- _PROMPT_:
Copy nothing but the lines running from the one containing "Clone this diagram in TikZ." through the end of the listing below. Drop the pictures.

# start of MATERIAL FOR THIS EXERCISE

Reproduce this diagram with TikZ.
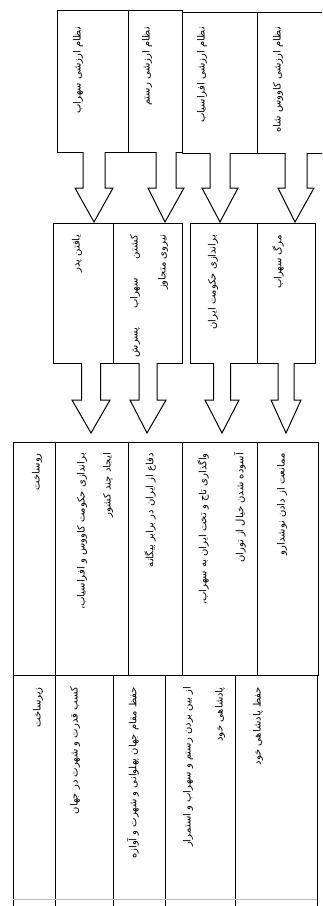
\documentclass[tikz,border=0pt]{standalone}
\usepackage{fontspec}
\usetikzlibrary{calc}
\TeXXeTstate=1
\newfontfamily\fa[Script=Arabic]{DejaVu Sans}
\newcommand\rl[1]{\beginR #1\endR}
\tikzset{
  cell/.style={draw, line width=1pt, anchor=north west, inner sep=0pt, outer sep=0pt, rectangle},
  lbl/.style={rotate=90, anchor=east, inner sep=0pt, font=\fa\fontsize{10}{11}\selectfont},
  arr/.style={draw, line width=1pt, line join=miter},
}
\newcommand\blockarrow[5]{%
  \fill[white] let \p1=(#1), \p2=(#2) in
    (\x1-#3pt,\y1+1pt) -- (\x1-#3pt,\y2+#5pt) -- (\x1-#4pt,\y2+#5pt) -- (\x2,\y2) --
    (\x1+#4pt,\y2+#5pt) -- (\x1+#3pt,\y2+#5pt) -- (\x1+#3pt,\y1+1pt) -- cycle;
  \draw[arr] let \p1=(#1), \p2=(#2) in
    (\x1-#3pt,\y1) -- (\x1-#3pt,\y2+#5pt) -- (\x1-#4pt,\y2+#5pt) -- (\x2,\y2) --
    (\x1+#4pt,\y2+#5pt) -- (\x1+#3pt,\y2+#5pt) -- (\x1+#3pt,\y1);
}
\begin{document}
\begin{tikzpicture}[x=1pt,y=-1pt]
\useasboundingbox (0,0) rectangle (322,906);
\clip (0,0) rectangle (322,906);
\fill[white] (0,0) rectangle (322,906);
% row 1: value systems
\node[cell, minimum width=71pt, minimum height=142pt] (v1) at (57,10) {};
\node[cell, minimum width=54pt, minimum height=142pt] (v2) at (128,10) {};
\node[cell, minimum width=75pt, minimum height=141pt] (v3) at (182,12) {};
\node[cell, minimum width=72pt, minimum height=141pt] (v4) at (257,12) {};
% row 2
\node[cell, minimum width=60pt, minimum height=140pt] (e1) at (53,223) {};
\node[cell, minimum width=69pt, minimum height=140pt] (e2) at (113,223) {};
\node[cell, minimum width=67pt, minimum height=140pt] (e3) at (190,223) {};
\node[cell, minimum width=58pt, minimum height=140pt] (e4) at (257,223) {};
% row 3
\node[cell, minimum width=42pt, minimum height=233pt] (r0) at (13,442) {};
\node[cell, minimum width=73pt, minimum height=233pt] (r1) at (55,442) {};
\node[cell, minimum width=54pt, minimum height=233pt] (r2) at (128,442) {};
\node[cell, minimum width=75pt, minimum height=233pt] (r3) at (182,442) {};
\node[cell, minimum width=61pt, minimum height=233pt] (r4) at (257,442) {};
% row 4
\node[cell, minimum width=42pt, minimum height=240pt] (z0) at (13,675) {};
\node[cell, minimum width=58pt, minimum height=240pt] (z1) at (55,675) {};
\node[cell, minimum width=52pt, minimum height=240pt] (z2) at (113,675) {};
\node[cell, minimum width=70pt, minimum height=240pt] (z3) at (165,675) {};
\node[cell, minimum width=82pt, minimum height=240pt] (z4) at (235,675) {};
\draw[black!25, line width=0.5pt] (z0.west |- 0,899) coordinate (zb1) -- (z4.east |- 0,899) coordinate (zb2);
% arrows row 1 -> row 2
\coordinate (a1s) at (94,0 |- v1.south);  \coordinate (a1t) at (94,222);
\coordinate (a2s) at (166,0 |- v2.south); \coordinate (a2t) at (165,222);
\coordinate (a3s) at (220,0 |- v3.south); \coordinate (a3t) at (220,222);
\coordinate (a4s) at (296,0 |- v4.south); \coordinate (a4t) at (295,222);
\blockarrow{a1s}{a1t}{11}{19}{34}
\blockarrow{a2s}{a2t}{10}{18}{34}
\blockarrow{a3s}{a3t}{10}{18}{34}
\blockarrow{a4s}{a4t}{11}{18}{34}
% arrows row 2 -> row 3
\coordinate (b1s) at (91,0 |- e1.south);  \coordinate (b1t) at (91,433);
\coordinate (b2s) at (148,0 |- e2.south); \coordinate (b2t) at (147,433);
\coordinate (b3s) at (222,0 |- e3.south); \coordinate (b3t) at (222,433);
\coordinate (b4s) at (286,0 |- e4.south); \coordinate (b4t) at (286,433);
\blockarrow{b1s}{b1t}{9.5}{19}{33}
\blockarrow{b2s}{b2t}{9}{18}{33}
\blockarrow{b3s}{b3t}{8.5}{17}{33}
\blockarrow{b4s}{b4t}{8}{15}{33}
% labels row 1
\node[lbl] (t1) at (78,27) {\rl{نظام ارزشی سهراب}};
\node[lbl] (t2) at (147,27) {\rl{نظام ارزشی رستم}};
\node[lbl] (t3) at (202,27) {\rl{نظام ارزشی افراسیاب}};
\node[lbl] (t4) at (278,27) {\rl{نظام ارزشی کاووس شاه}};
% labels row 2
\node[lbl] (u1) at (77,235) {\rl{یافتن پدر}};
\node[lbl] (u2) at (135,235) {\hbox to 122pt{\beginR کشتن\hfil سهراب\hfil پسرش\endR}};
\node[lbl] (u3) at (163,235) {\rl{نیروی متجاوز}};
\node[lbl] (u4) at (213,235) {\rl{براندازی حکومت ایران}};
\node[lbl] (u5) at (278,235) {\rl{مرگ سهراب}};
% labels row 3
\node[lbl] (s0) at (37,453) {\rl{روساخت}};
\node[lbl] (s1) at (82,453) {\rl{براندازی حکومت کاووس و افراسیاب،}};
\node[lbl] (s2) at (108,453) {\rl{ایجاد چند کشور}};
\node[lbl] (s3) at (150,453) {\rl{دفاع از ایران در برابر بیگانه}};
\node[lbl] (s4) at (203,453) {\rl{واگذاری تاج و تخت ایران به سهراب،}};
\node[lbl] (s5) at (240,453) {\rl{آسوده شدن خیال از توران}};
\node[lbl] (s6) at (282,453) {\rl{ممانعت از دادن نوشدارو}};
% labels row 4
\node[lbl] (w0) at (38,687) {\rl{زیرساخت}};
\node[lbl] (w1) at (75,687) {\rl{کسب قدرت و شهرت در جهان}};
\node[lbl] (w2) at (133,687) {\rl{حفظ مقام جهان پهلوانی و شهرت و آوازه}};
\node[lbl] (w3) at (188,687) {\rl{از بین بردن رستم و سهراب و استمرار}};
\node[lbl] (w4) at (220,687) {\rl{پادشاهی خود}};
\node[lbl] (w5) at (258,687) {\rl{حفظ پادشاهی خود}};
\end{tikzpicture}
\end{document}
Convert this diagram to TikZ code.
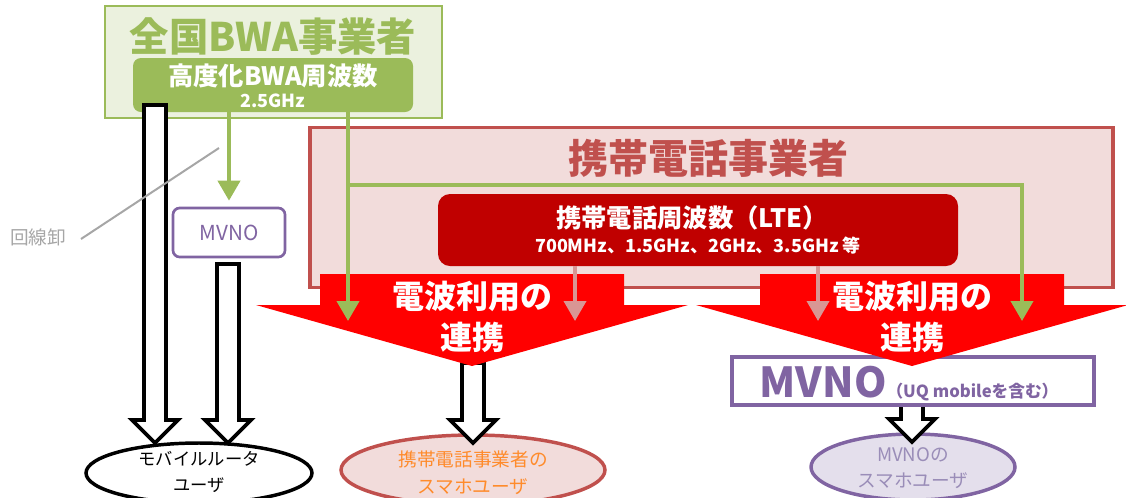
\documentclass[tikz,border=0pt]{standalone}
\usepackage{fontspec}
\setmainfont{Noto Sans CJK JP}
\usetikzlibrary{arrows.meta,shapes.geometric}
\definecolor{bwagreen}{HTML}{9BBB59}
\definecolor{bwafill}{HTML}{EBF1DE}
\definecolor{telred}{HTML}{C0504D}
\definecolor{telfill}{HTML}{F2DCDB}
\definecolor{ltered}{HTML}{C00000}
\definecolor{pinkarr}{HTML}{D99694}
\definecolor{mvnopurple}{HTML}{8064A2}
\definecolor{mvnofill}{HTML}{E4DFEC}
\definecolor{usrorange}{HTML}{FF8B2B}
\definecolor{usrpurple}{HTML}{9A8DB8}
\definecolor{arrred}{HTML}{FF0000}
\definecolor{linegray}{HTML}{A6A6A6}
\newcommand{\hollowarrow}[3]{%
  \draw[hollowline] (#1-11,#2) -- (#1+11,#2) -- (#1+11,#3-23) -- (#1+23,#3-23) -- (#1,#3) -- (#1-23,#3-23) -- (#1-11,#3-23) -- cycle;}
\newcommand{\redchevron}[1]{%
  \fill[arrred] (#1-152,274) -- (#1+152,274) -- (#1+152,305) -- (#1+216,305) -- (#1,366) -- (#1-216,305) -- (#1-152,305) -- cycle;}
\begin{document}
\begin{tikzpicture}[x=0.75pt,y=-0.75pt,
  hollowline/.style={draw=black,fill=white,line width=2.8pt,line join=miter},
  greenarr/.style={draw=bwagreen,line width=3pt,-{Triangle[width=16.5pt,length=15pt]}},
  pinkarrow/.style={draw=pinkarr,line width=2.8pt,-{Triangle[width=16.5pt,length=15pt]}},
  txt/.style={inner sep=0pt,align=center},
  userell/.style={ellipse,inner sep=0pt,line width=2.6pt}]
\useasboundingbox (0,0) rectangle (1126,497);
% BWA operator
\node[draw=bwagreen,fill=bwafill,line width=2pt,minimum width=252.75pt,minimum height=84pt,inner sep=0pt] (bwa) at (273.5,62) {};
\node[txt,text=bwagreen,font=\fontsize{29.5}{32}\selectfont\bfseries] (bwatitle) at (273,37) {全国BWA事業者};
\node[fill=bwagreen,rounded corners=6pt,minimum width=210pt,minimum height=40.5pt,inner sep=0pt] (bwain) at (273,85) {};
\node[txt,text=white,font=\fontsize{19}{21}\selectfont\bfseries] (bwafreq) at (273,76) {高度化BWA周波数};
\node[txt,text=white,font=\fontsize{13.5}{15}\selectfont\bfseries] (bwaghz) at (273,101) {2.5GHz};
% mobile operator
\node[draw=telred,fill=telfill,line width=2.4pt,minimum width=602.25pt,minimum height=120pt,inner sep=0pt] (tel) at (711.5,207.5) {};
\node[txt,text=telred,font=\fontsize{30}{32}\selectfont\bfseries] (teltitle) at (708,158) {携帯電話事業者};
\node[fill=ltered,rounded corners=9pt,minimum width=390pt,minimum height=54pt,inner sep=0pt] (lte) at (698,230) {};
\node[txt,text=white,font=\fontsize{19}{21}\selectfont\bfseries] (ltetitle) at (692,218) {携帯電話周波数（LTE）};
\node[txt,text=white,font=\fontsize{13.5}{15}\selectfont\bfseries] (ltefreq) at (698,246) {700MHz、1.5GHz、2GHz、3.5GHz 等};
% small MVNO
\node[draw=mvnopurple,fill=white,line width=2pt,rounded corners=5pt,minimum width=84pt,minimum height=36.75pt,inner sep=0pt,text=mvnopurple,font=\fontsize{15.5}{16}\selectfont] (mvnos) at (229,232.5) {MVNO};
% user ellipses
\node[userell,draw=black,fill=white,minimum width=169.5pt,minimum height=45pt] (router) at (199,473) {};
\node[txt,font=\fontsize{13}{19}\selectfont] (routertxt) at (199,472) {モバイルルータ\\ユーザ};
\node[userell,draw=telred,fill=telfill,minimum width=198pt,minimum height=52.5pt] (phone) at (473,470) {};
\node[txt,text=usrorange,font=\fontsize{14}{20}\selectfont] (phonetxt) at (473,473) {携帯電話事業者の\\スマホユーザ};
\node[userell,draw=mvnopurple,fill=mvnofill,minimum width=153pt,minimum height=49.5pt] (mvnouser) at (913,467) {};
\node[txt,text=usrpurple,font=\fontsize{14}{20}\selectfont] (mvnousertxt) at (913,468) {MVNOの\\スマホユーザ};
% hollow arrows
\hollowarrow{155}{105}{443}
\hollowarrow{228}{264}{443}
\hollowarrow{473}{363}{443}
\hollowarrow{912}{405}{442}
% big MVNO box
\node[draw=mvnopurple,fill=white,line width=2.4pt,minimum width=271.5pt,minimum height=36pt,inner sep=0pt] (mvnob) at (913,381) {};
\node[txt,text=mvnopurple,anchor=base] (mvnobtxt) at (909,397) {\fontsize{31}{33}\selectfont\bfseries MVNO\fontsize{12.5}{14}\selectfont （UQ mobileを含む）};
% red chevrons
\redchevron{472}
\redchevron{912}
\node[txt,text=white,font=\fontsize{24}{26}\selectfont\bfseries] (link1a) at (472,296) {電波利用の};
\node[txt,text=white,font=\fontsize{24}{26}\selectfont\bfseries] (link1b) at (472,337) {連携};
\node[txt,text=white,font=\fontsize{24}{26}\selectfont\bfseries] (link2a) at (912,296) {電波利用の};
\node[txt,text=white,font=\fontsize{24}{26}\selectfont\bfseries] (link2b) at (912,337) {連携};
% green connectors
\coordinate (g1) at (348,321);
\coordinate (gb) at (348,185);
\coordinate (g2) at (1022,321);
\draw[greenarr] (bwain.south -| mvnos.north) -- ([yshift=4.5pt]mvnos.north);
\draw[greenarr] (bwain.south -| g1) -- (g1);
\draw[greenarr] (gb) -| (g2);
% pink connectors
\coordinate (p1) at (575,321);
\coordinate (p2) at (818,321);
\draw[pinkarrow] (lte.south -| p1) -- (p1);
\draw[pinkarrow] (lte.south -| p2) -- (p2);
% wholesale label
\coordinate (gl1) at (219,148);
\node[txt,text=linegray,font=\fontsize{14}{16}\selectfont] (wholesale) at (38,237) {回線卸};
\draw[linegray,line width=1.5pt] (gl1) -- (81,239);
\end{tikzpicture}
\end{document}
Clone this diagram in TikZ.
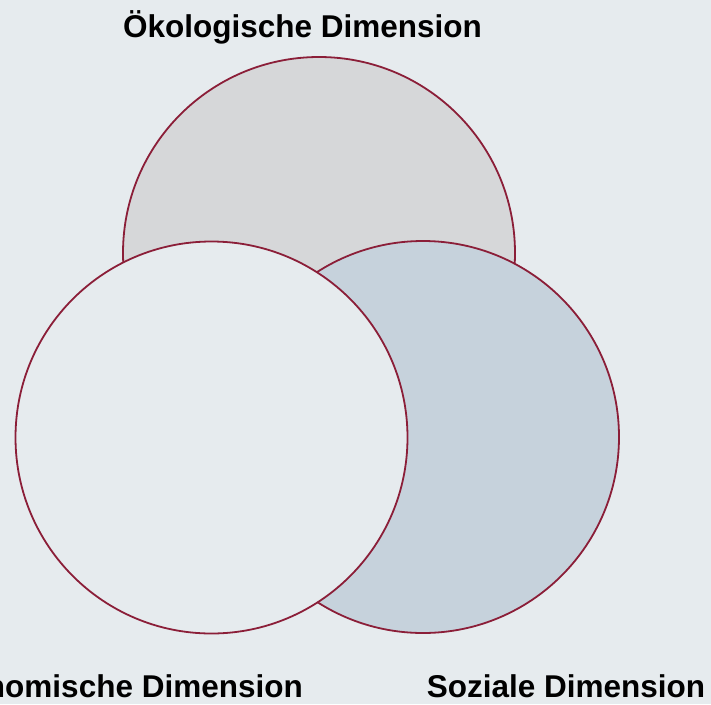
\documentclass[tikz,border=0pt]{standalone}
\usepackage{fontspec}
\setmainfont{Liberation Sans}
\definecolor{bg}{HTML}{E6EBEE}
\definecolor{topfill}{HTML}{D6D7D9}
\definecolor{rightfill}{HTML}{C6D2DC}
\definecolor{edge}{HTML}{8B1E38}
\begin{document}
\begin{tikzpicture}[x=1pt,y=-1pt,
  dim/.style={circle, draw=edge, line width=1.8pt, inner sep=0pt, minimum size=392pt},
  lbl/.style={font=\fontsize{31.5}{36}\selectfont\bfseries, text=black, inner sep=0pt}]
  \fill[bg] (0,0) rectangle (711,704);
  \useasboundingbox (0,0) rectangle (711,704);
  \node[dim, fill=topfill] (oeko) at (319,253) {};
  \node[dim, fill=rightfill] (sozial) at (423,437) {};
  \node[dim, fill=bg] (oekon) at (211.5,437.5) {};
  \node[lbl, anchor=base] (toplabel) at (302.5,37) {Ökologische Dimension};
  \node[lbl, anchor=base east] (leftlabel) at (303,697) {Ökonomische Dimension};
  \node[lbl, anchor=base] (rightlabel) at (566,697) {Soziale Dimension};
\end{tikzpicture}
\end{document}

# end of MATERIAL FOR THIS EXERCISE

- _EXERCISE SOLUTION_:
Clone this diagram in TikZ.
\documentclass[tikz,border=0pt]{standalone}
\usepackage{fontspec}
\setmainfont{Liberation Sans}
\definecolor{bg}{HTML}{E6EBEE}
\definecolor{topfill}{HTML}{D6D7D9}
\definecolor{rightfill}{HTML}{C6D2DC}
\definecolor{edge}{HTML}{8B1E38}
\begin{document}
\begin{tikzpicture}[x=1pt,y=-1pt,
  dim/.style={circle, draw=edge, line width=1.8pt, inner sep=0pt, minimum size=392pt},
  lbl/.style={font=\fontsize{31.5}{36}\selectfont\bfseries, text=black, inner sep=0pt}]
  \fill[bg] (0,0) rectangle (711,704);
  \useasboundingbox (0,0) rectangle (711,704);
  \node[dim, fill=topfill] (oeko) at (319,253) {};
  \node[dim, fill=rightfill] (sozial) at (423,437) {};
  \node[dim, fill=bg] (oekon) at (211.5,437.5) {};
  \node[lbl, anchor=base] (toplabel) at (302.5,37) {Ökologische Dimension};
  \node[lbl, anchor=base east] (leftlabel) at (303,697) {Ökonomische Dimension};
  \node[lbl, anchor=base] (rightlabel) at (566,697) {Soziale Dimension};
\end{tikzpicture}
\end{document}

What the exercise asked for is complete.